The National Basketball Players Association (NBPA) represents the players for their collective broadcast rights. By centralizing these rights, there are far fewer discrepancies from players about where and when their image is shown, even if it's years after retirement.

The broader issue of "unreasonable restraint," as noted in the Fontenot antitrust suit, could also be negotiated and resolved through union representation and even a comprehensive collective bargaining agreement. All stakeholders in college athletics need to seriously consider the potential of a union and perhaps run with it. If players' rights are protected or addressed in new NCAA agreements and policy and hopefully federal legislation, then litigation can be avoided.

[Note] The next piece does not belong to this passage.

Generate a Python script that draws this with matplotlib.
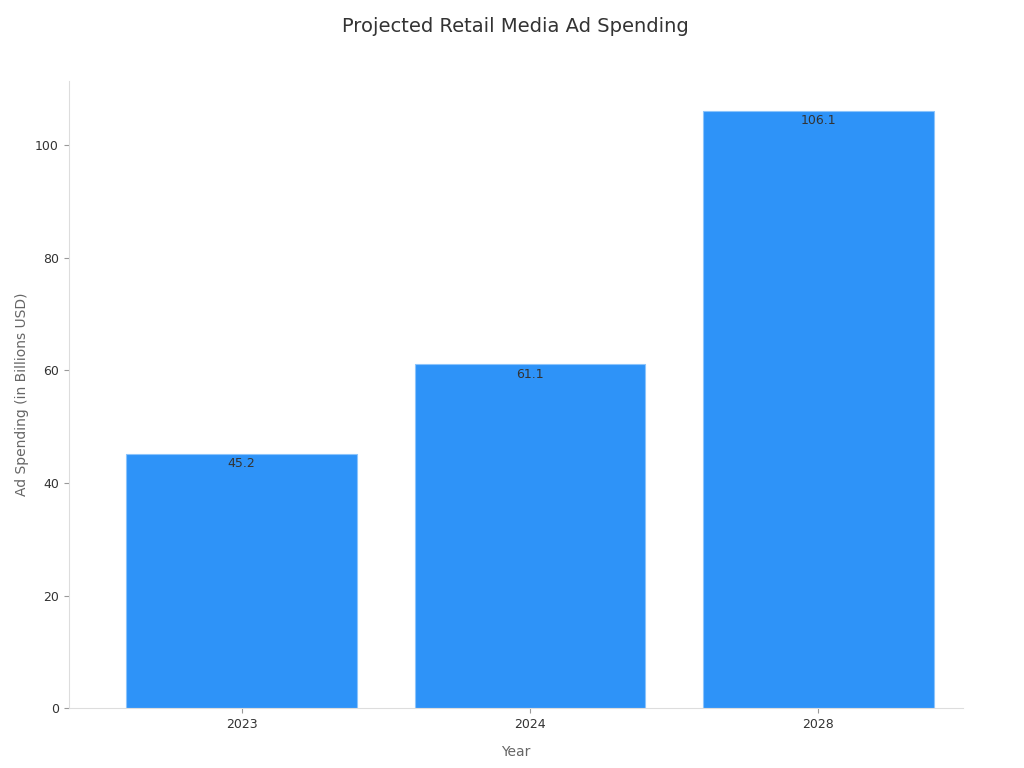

A strategy for off-the-field moves

Creating and organizing a union comprised of college athletes is unique because - just like sports in general - so much depends on leadership. Establishing effective leaders among this group could be an exercise in cohesion, but could also backfire if egos take hold, or if visions and strategies are not aligned. Lawyers can help guide the union but cannot lead the charge.

As long as protecting college players' physical health and financial security remains the top priority and is reflected in its mission, a union may be able to secure positive change in more intricate aspects of sports, such as the NIL use in marketing.

In the absence of judicial guidance, the new NCAA's high-energy promos will feature everything but our college players. Fans can expect commercials with lots of cutaways to fans, arenas, logos, gear, coaches and mascots - none of the features of high-level sports that anyone tunes in for, pays to see or strengthens legacies.